Product Pitch
Our project aimed to tackle a need we recognized in the world of assistive technology for Deaf persons. Today those with hearing disabilities communicate through sign language, while only a small percentage of hearing-able persons have an understanding of sign language. So we endeavored to create a system that can visually detect American Sign Language hand signs and translate them in real time. Through the use of computer vision and machine learning technology, we aimed to develop this system to improve the everyday lives of deaf persons.

MEET THE TEAM



Team Status Update for 12/6/2020
This week has been us coming to terms with the scope of our original project being out of reach and finding way to descope our project to try and have a working prototype at least. We have descope to the letters of the alphabet in sign language and are working on having a simplified version our hand tracking with a bounding box where the user must sign within is bounds. Though disappointing we are working hard to make sure that we have something to show for the work we put in.
Update: There is now progress on the classifier, which is an Inception-v3 with a Flatten, Dropout(0.5), and Dense layer with NUM_CLASS outputs, achieving 95% validation accuracy. We still need to see how well the classifier operates in real time under real-time captured images and figure out how to sample frames to classify, but the bulk of the classifier phase has been completed. This is a breath of fresh air and should the classifier perform as well as it does on the valid set, we’ll have a project to be proud of.

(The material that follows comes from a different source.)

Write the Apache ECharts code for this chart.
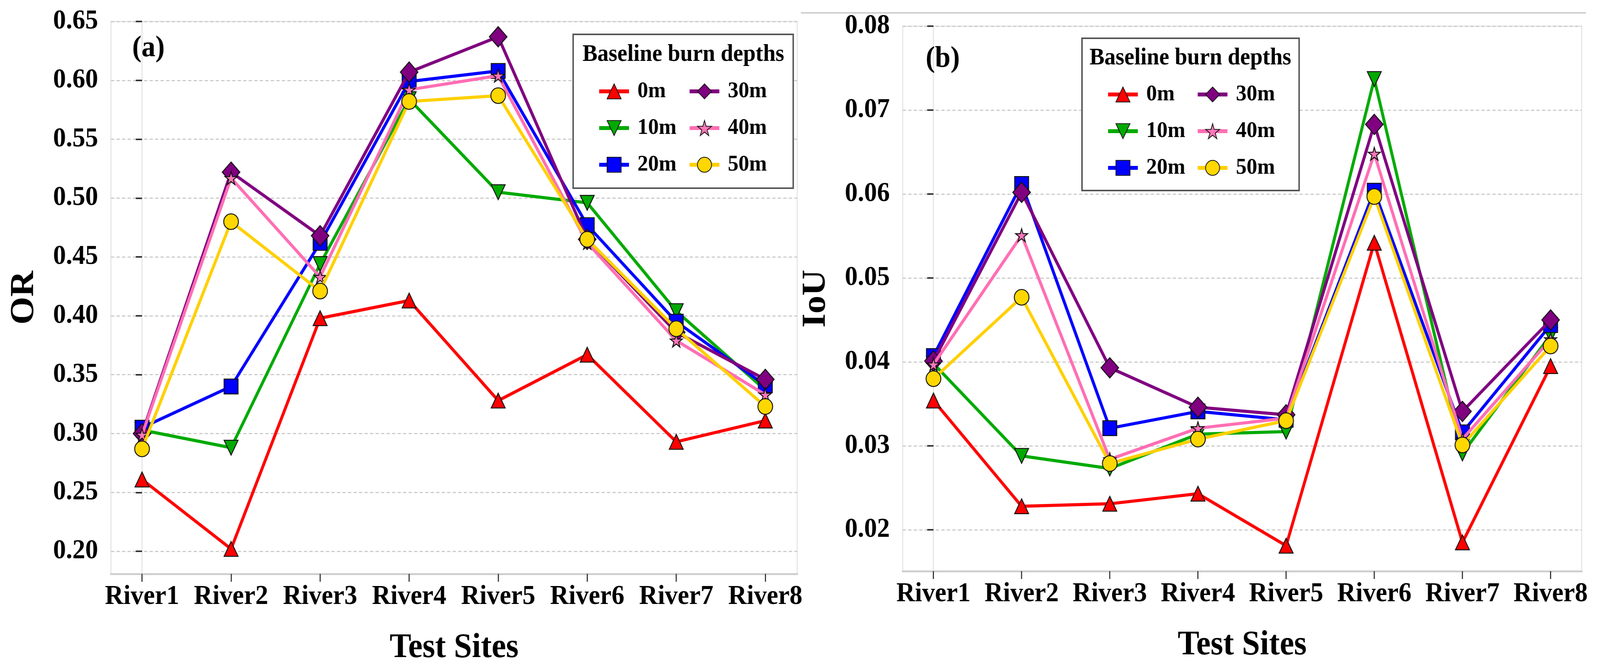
<!DOCTYPE html>
<html>
<head>
<meta charset="utf-8">
<title>Baseline burn depths</title>
<script src="https://cdn.jsdelivr.net/npm/echarts@6/dist/echarts.min.js"></script>
<style>
  html, body { margin: 0; padding: 0; background: #fff; overflow: hidden; }
  #chart { width: 4355px; height: 1711px; transform-origin: 0 0; }
</style>
</head>
<body>
<div id="chart"></div>
<script>
// test sites and tick labels
var sites = ['River1', 'River2', 'River3', 'River4', 'River5', 'River6', 'River7', 'River8'];
var depths = ['0m', '10m', '20m', '30m', '40m', '50m'];
var orTicks = [0.20, 0.25, 0.30, 0.35, 0.40, 0.45, 0.50, 0.55, 0.60, 0.65];
var iouTicks = [0.02, 0.03, 0.04, 0.05, 0.06, 0.07, 0.08];

// (a) OR values
var or0m  = [0.261, 0.202, 0.398, 0.413, 0.328, 0.367, 0.293, 0.311];
var or10m = [0.303, 0.288, 0.444, 0.584, 0.505, 0.496, 0.404, 0.337];
var or20m = [0.305, 0.340, 0.462, 0.599, 0.608, 0.477, 0.395, 0.341];
var or30m = [0.300, 0.522, 0.468, 0.607, 0.637, 0.465, 0.386, 0.346];
var or40m = [0.299, 0.517, 0.433, 0.592, 0.604, 0.462, 0.379, 0.333];
var or50m = [0.287, 0.480, 0.421, 0.582, 0.587, 0.465, 0.389, 0.323];

// (b) IoU values
var iou0m  = [0.0354, 0.0228, 0.0231, 0.0243, 0.0181, 0.0542, 0.0185, 0.0395];
var iou10m = [0.0398, 0.0288, 0.0273, 0.0314, 0.0317, 0.0737, 0.0291, 0.0432];
var iou20m = [0.0407, 0.0612, 0.0321, 0.0341, 0.0331, 0.0604, 0.0316, 0.0444];
var iou30m = [0.0401, 0.0602, 0.0393, 0.0346, 0.0337, 0.0683, 0.0341, 0.0450];
var iou40m = [0.0397, 0.0551, 0.0284, 0.0321, 0.0333, 0.0648, 0.0308, 0.0427];
var iou50m = [0.0380, 0.0477, 0.0279, 0.0308, 0.0330, 0.0597, 0.0301, 0.0419];

var FONT = 'Liberation Serif, Times New Roman, serif';
var STAR = 'path://M50,0 L61,35 L98,35 L68,57 L79,91 L50,70 L21,91 L32,57 L2,35 L39,35 Z';
var DOWN = 'path://M0,0 L100,0 L50,100 Z';

// look of each depth
var styles = [
  { line: '#ff0000', fill: '#ff0000', symbol: 'triangle', size: 38 },
  { line: '#00aa00', fill: '#00aa00', symbol: DOWN, size: 38 },
  { line: '#0000ff', fill: '#0000ff', symbol: 'rect', size: 38 },
  { line: '#800080', fill: '#800080', symbol: 'diamond', size: [48, 52] },
  { line: '#ff6eb4', fill: '#ff77bb', symbol: STAR, size: 33 },
  { line: '#ffd000', fill: '#ffd700', symbol: 'circle', size: 40 }
];

var orData = [or0m, or10m, or20m, or30m, or40m, or50m];
var iouData = [iou0m, iou10m, iou20m, iou30m, iou40m, iou50m];

function pairs(arr) {
  return arr.map(function (v, i) { return [i, v]; });
}

function makeSeries(values, axis) {
  return values.map(function (arr, k) {
    var s = styles[k];
    return {
      name: depths[k],
      type: 'line',
      xAxisIndex: axis,
      yAxisIndex: axis,
      data: pairs(arr),
      symbol: s.symbol,
      symbolSize: s.size,
      lineStyle: { color: s.line, width: 8 },
      itemStyle: { color: s.fill, borderColor: '#111', borderWidth: 2.5 },
      z: 2 + k
    };
  });
}

function xAxis(idx, min, max) {
  return {
    type: 'value',
    gridIndex: idx,
    min: min,
    max: max,
    name: 'Test Sites',
    nameLocation: 'middle',
    nameGap: 146,
    nameTextStyle: { fontSize: 88, fontWeight: 'bold', fontFamily: FONT, color: '#000' },
    axisLine: { show: true, lineStyle: { color: '#cfcfcf', width: 5 } },
    axisTick: { show: true, length: 20, customValues: [0, 1, 2, 3, 4, 5, 6, 7],
      lineStyle: { color: '#333', width: 3 } },
    axisLabel: { customValues: [0, 1, 2, 3, 4, 5, 6, 7], margin: 24,
      fontSize: 70, fontWeight: 'bold', fontFamily: FONT, color: '#000',
      formatter: function (v) { return sites[Math.round(v)]; } },
    splitLine: { show: false }
  };
}

function yAxis(idx, name, min, max, ticks, gap) {
  return {
    type: 'value',
    gridIndex: idx,
    min: min,
    max: max,
    name: name,
    nameLocation: 'middle',
    nameGap: gap,
    nameTextStyle: { fontSize: 92, fontWeight: 'bold', fontFamily: FONT, color: '#000' },
    axisLine: { show: true, lineStyle: { color: '#e6e6e6', width: 3 } },
    axisTick: { show: true, length: 17, customValues: ticks,
      lineStyle: { color: '#333', width: 4 } },
    axisLabel: { customValues: ticks, margin: 35,
      fontSize: 70, fontWeight: 'bold', fontFamily: FONT, color: '#000',
      formatter: function (v) { return v.toFixed(2); } },
    splitLine: { show: true, lineStyle: { color: '#cccccc', width: 3, type: [9, 6] } }
  };
}

function legend(names, left, top) {
  return {
    orient: 'vertical',
    left: left,
    top: top,
    padding: 0,
    data: names,
    itemWidth: 81,
    itemHeight: 48,
    itemGap: 36,
    z: 8,
    lineStyle: { width: 10 },
    textStyle: { fontSize: 58, fontWeight: 'bold', fontFamily: FONT, color: '#000',
      padding: [0, 0, 0, 18] }
  };
}

function legendBox(x, y, w, h, tx, ty) {
  return [{
    type: 'rect', z: 7,
    shape: { x: x, y: y, width: w, height: h },
    style: { fill: '#fff', stroke: '#555', lineWidth: 4 }
  }, {
    type: 'text', z: 8, x: tx, y: ty,
    style: { text: 'Baseline burn depths', fontSize: 61, fontWeight: 'bold', fontFamily: FONT,
      fill: '#000', align: 'center', verticalAlign: 'middle' }
  }];
}

// the window may not be 4355x1711, so stretch the drawing to fill it
var box = document.getElementById('chart');
var sx = window.innerWidth / 4355;
var sy = window.innerHeight / 1711;
if (sx > 0 && sy > 0 && (Math.abs(sx - 1) > 0.001 || Math.abs(sy - 1) > 0.001)) {
  box.style.transform = 'scale(' + sx + ',' + sy + ')';
}

var chart = echarts.init(box);

var option = {
  backgroundColor: '#fff',
  animation: false,
  grid: [
    { left: 302, top: 55, width: 1868, height: 1415, show: true, borderColor: '#e6e6e6', borderWidth: 3 },
    { left: 2457, top: 67, width: 1848, height: 1396, show: true, borderColor: '#e6e6e6', borderWidth: 3 }
  ],
  xAxis: [xAxis(0, -0.349, 7.359), xAxis(1, -0.349, 7.352)],
  yAxis: [
    yAxis(0, 'OR', 0.1808, 0.65, orTicks, 190),
    yAxis(1, 'IoU', 0.01507, 0.08, iouTicks, 190)
  ],
  legend: [
    legend(depths.slice(0, 3), 1626, 205),
    legend(depths.slice(3), 1872, 205),
    legend(depths.slice(0, 3), 3011, 213),
    legend(depths.slice(3), 3255, 213)
  ],
  graphic: [
    { type: 'line', z: 1, shape: { x1: 2180, y1: 33, x2: 4317, y2: 33 },
      style: { stroke: '#d0d0d0', lineWidth: 4 } },
    { type: 'text', z: 8, x: 404, y: 124,
      style: { text: '(a)', fontSize: 76, fontWeight: 'bold', fontFamily: FONT, fill: '#000',
        align: 'center', verticalAlign: 'middle' } },
    { type: 'text', z: 8, x: 2566, y: 151,
      style: { text: '(b)', fontSize: 76, fontWeight: 'bold', fontFamily: FONT, fill: '#000',
        align: 'center', verticalAlign: 'middle' } }
  ].concat(legendBox(1560, 88, 599, 394, 1860, 140))
   .concat(legendBox(2945, 98, 591, 390, 3240, 149)),
  series: makeSeries(orData, 0).concat(makeSeries(iouData, 1))
};

chart.setOption(option);
</script>
</body>
</html>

Young’s Status Update for 11/21/20
This week our team began to integrate the web application and the backend of the image processing and the classification together I started working on adapting the classifier to the Django app by importing the network weights from within the app. Meanwhile, I’m also working on hand detection which should lessen the amount of work on the image processing side. Admittedly, I am starting to get a little bit uneasy about the amount of work left to be done. It would have been nice to have a deliverable product by now, regardless of its level of sophistication, but we still have the training and the feature extraction left to be done. So I have begun to look into transfer learning, which involves taking a generic pretrained model for a similar task and supplements it with training under a more specific and personalized dataset. The amount of time it takes to implement this seems to be less than the training time it would save from learning from scratch. I am hoping these give us a more reasonable path towards reaching our benchmark results.

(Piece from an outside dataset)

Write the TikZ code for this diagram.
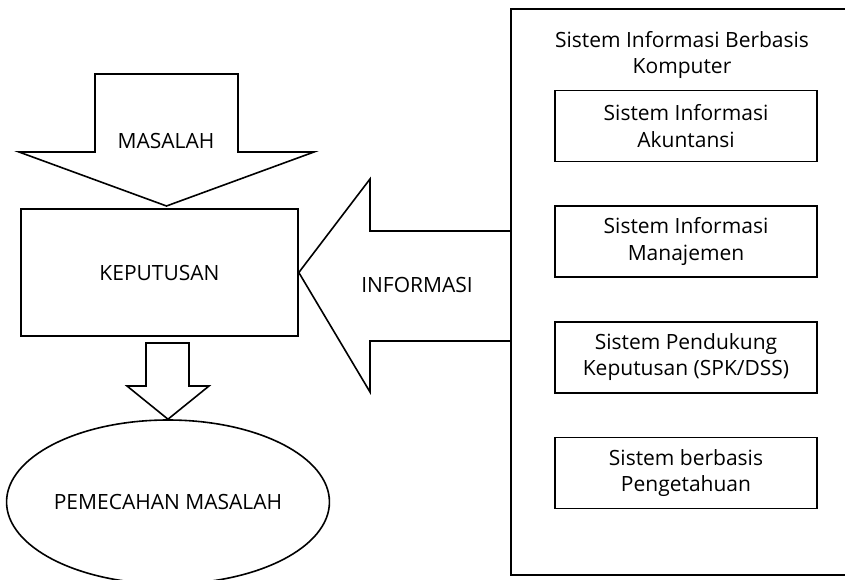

Young’s Status Update for 11/14/20
This week I updated the neural network to be a fully learning CNN. I’ve implemented a couple different CNNs, namely a mini CNN that takes in 28×28 pixel inputs and outputs a likelihood over the different possible classes, as well as the AlexNet that takes in larger image sizes and has more filters and larger convolutions with the same output dimensions. I’m having some syntax bugs with the SoftMax layer at the moment which are confusing me but as soon as that gets fixed, I have a sample data set to test out the miniCNN on and check that it can learn. As of now I’ve decided to use the same network and input dimensions for both static and dynamic images. Afterwards, I’ll begin to run the AlexNet on the ASLLVD or Boston RWTH set for static images and resume feature engineering modules.

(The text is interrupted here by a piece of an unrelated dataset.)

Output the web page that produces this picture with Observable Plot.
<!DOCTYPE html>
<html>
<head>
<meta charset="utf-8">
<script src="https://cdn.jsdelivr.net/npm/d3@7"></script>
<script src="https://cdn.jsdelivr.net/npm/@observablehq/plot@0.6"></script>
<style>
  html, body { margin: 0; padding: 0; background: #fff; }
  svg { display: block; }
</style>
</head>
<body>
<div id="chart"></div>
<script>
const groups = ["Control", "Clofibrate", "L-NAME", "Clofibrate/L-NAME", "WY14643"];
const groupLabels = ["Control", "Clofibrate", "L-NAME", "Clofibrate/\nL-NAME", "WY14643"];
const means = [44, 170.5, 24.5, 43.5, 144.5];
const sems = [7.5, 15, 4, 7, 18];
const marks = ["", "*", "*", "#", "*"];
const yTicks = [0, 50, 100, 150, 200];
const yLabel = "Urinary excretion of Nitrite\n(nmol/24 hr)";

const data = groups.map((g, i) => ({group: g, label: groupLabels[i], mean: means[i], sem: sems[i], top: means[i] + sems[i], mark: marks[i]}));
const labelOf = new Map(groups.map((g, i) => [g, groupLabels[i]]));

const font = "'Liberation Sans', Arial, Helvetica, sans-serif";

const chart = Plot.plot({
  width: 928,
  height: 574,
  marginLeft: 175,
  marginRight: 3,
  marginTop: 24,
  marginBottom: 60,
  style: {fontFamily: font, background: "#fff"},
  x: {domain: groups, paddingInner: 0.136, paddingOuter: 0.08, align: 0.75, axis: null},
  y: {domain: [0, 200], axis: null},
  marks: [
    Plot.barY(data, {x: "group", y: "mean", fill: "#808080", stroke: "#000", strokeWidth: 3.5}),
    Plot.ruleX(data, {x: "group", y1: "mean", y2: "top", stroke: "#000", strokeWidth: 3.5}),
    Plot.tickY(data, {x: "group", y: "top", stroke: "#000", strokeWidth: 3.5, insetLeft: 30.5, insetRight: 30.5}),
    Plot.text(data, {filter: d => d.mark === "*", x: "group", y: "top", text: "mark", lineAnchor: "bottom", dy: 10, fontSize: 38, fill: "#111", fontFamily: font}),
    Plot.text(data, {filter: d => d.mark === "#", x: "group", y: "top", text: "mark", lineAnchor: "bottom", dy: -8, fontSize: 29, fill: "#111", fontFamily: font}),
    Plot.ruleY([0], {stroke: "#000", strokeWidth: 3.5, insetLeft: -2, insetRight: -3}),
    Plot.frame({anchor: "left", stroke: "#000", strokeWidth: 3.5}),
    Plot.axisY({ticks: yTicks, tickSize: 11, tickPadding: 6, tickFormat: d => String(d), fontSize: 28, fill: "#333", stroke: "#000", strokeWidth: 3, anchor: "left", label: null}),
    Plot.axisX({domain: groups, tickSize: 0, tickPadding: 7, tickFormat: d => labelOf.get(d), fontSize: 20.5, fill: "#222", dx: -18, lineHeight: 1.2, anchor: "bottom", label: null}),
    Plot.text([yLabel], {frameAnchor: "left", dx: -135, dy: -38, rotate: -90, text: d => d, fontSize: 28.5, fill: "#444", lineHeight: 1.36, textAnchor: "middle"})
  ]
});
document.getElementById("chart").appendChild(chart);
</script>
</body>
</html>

Young’s Status Update for 11/7/20
This week was unexpectedly very exhausting and difficult for me all of a sudden, so I have not yet made progress since Monday, but I will work on the project tomorrow and make updates here accordingly.
Malcolm’s Status Update 11/07/20
This week I spent time working with AWS and getting our data ready to be used for learning in the cloud. So the majority of my effort went towards understanding the API’s that would be used as well as the specific services we need to correctly employ the service for our project. Outside of this, I continued researching and preparing ideas for the neural network since that step will need the most work at this point. We plan on using the network to train on all the data and run multiple iterations of the network at once to discover the best architecture.
Young’s Status Update for 10/31/2020
I got more work done this week in designing the neural network for general inputs of size m by n. As of now we have a neural network without convolutional layers, with two Dense layers with ReLU activations, Adam optimizer, and Multinomial cross entropy loss. This is the base network we will use for both static signs and dynamic signs, although the specifics of the hyperparameters and the layers will have to differ based on the performance we observe on the two classes. I’ve implemented the skeleton of the training process using the tensorflow graph flow model and will spend the rest of the week figuring out adding convolutional layers and returning to the feature extraction step to begin the dynamic gesture classification process.
Young’s Status Update for 10/24/20
This week I went out of town for a few days without internet connection and was mostly occupied with fitting midterms and assignments for the rest, so I didn’t get too much done on my end. However, I have a pretty good sense on how to design the neural network so that will be my next task going forward. One concern I’m having is the tradeoff between writing computer vision algorithms such as hand detection and using existing modules and their functions. Although I would rather write most of the functionality from scratch, I’m concerned that my implementation won’t beat the existing optimized module functions and cause performance to suffer, such as increasing the response time beyond the real time constraints.